Here we find SRK playing yet another character named Rahul. (“You must have heard that name before,” he says, in Chennai Express's nod to Om Shanti Om's nod to SRK's many Rahul roles.) Orphaned in childhood and raised by his grandparents to take over their sweet shop, this Rahul is forty years old and in dire need of romance, so his dear friends** concoct a plot to sneak him off to Goa for a holiday. But Dada Ji dies just before Rahul is to leave, so instead of vacationing, he's expected to deposit Dada Ji’s ashes in the waters of a southeastern Indian temple town. Dadi Maa sees Rahul off on the Chennai Express. He intends to hop off at the first stop and ditch the remains in Goa instead, but his plans immediately go awry.

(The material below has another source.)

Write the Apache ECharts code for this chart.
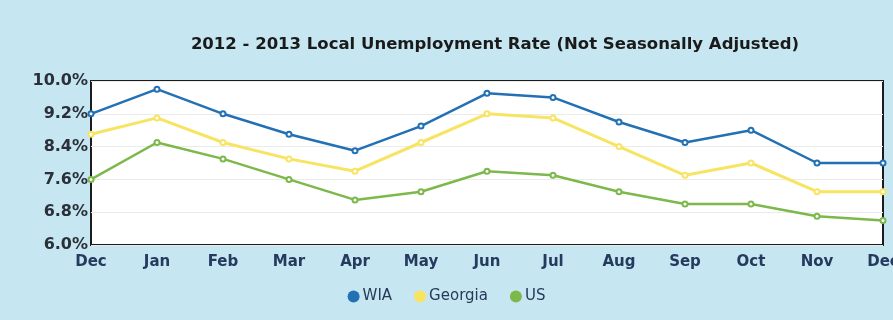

Deepika ponders her escape
The train of the film's title is, naturally,  an excuse to kick off an SRK retrospective. Winking at the camera, Rahul grasps the hand of a beautiful girl (Deepika Padukone, but you knew that already) running in slow motion to catch the departing train while “Tujhe Dekha Ko” swells on the soundtrack. Then he performs the same rescue four more times as the tune continues to play, hauling on board a series of increasingly large lungi-wearing thugs, who are in pursuit of Deepika’s character, Meena.

These jokes amuse me, but such constant exposure to the outer world of SRK rather obliterates the inner world; Shah Rukh Khan doesn't seem terribly focused on acting the part of the sweet-shop guy who has never had a girlfriend when Rahul is boasting to a damsel in distress about his $700 mobile phone. Still, I enjoyed the familiar quotations from the hits that made SRK a multiplex superstar and household name.  (If I had grown up with these movies, I might be rolling my eyes at all this broad, self-referential humor, but I didn't grow up with them, so I enjoy the fact that the jokes are so very meta.)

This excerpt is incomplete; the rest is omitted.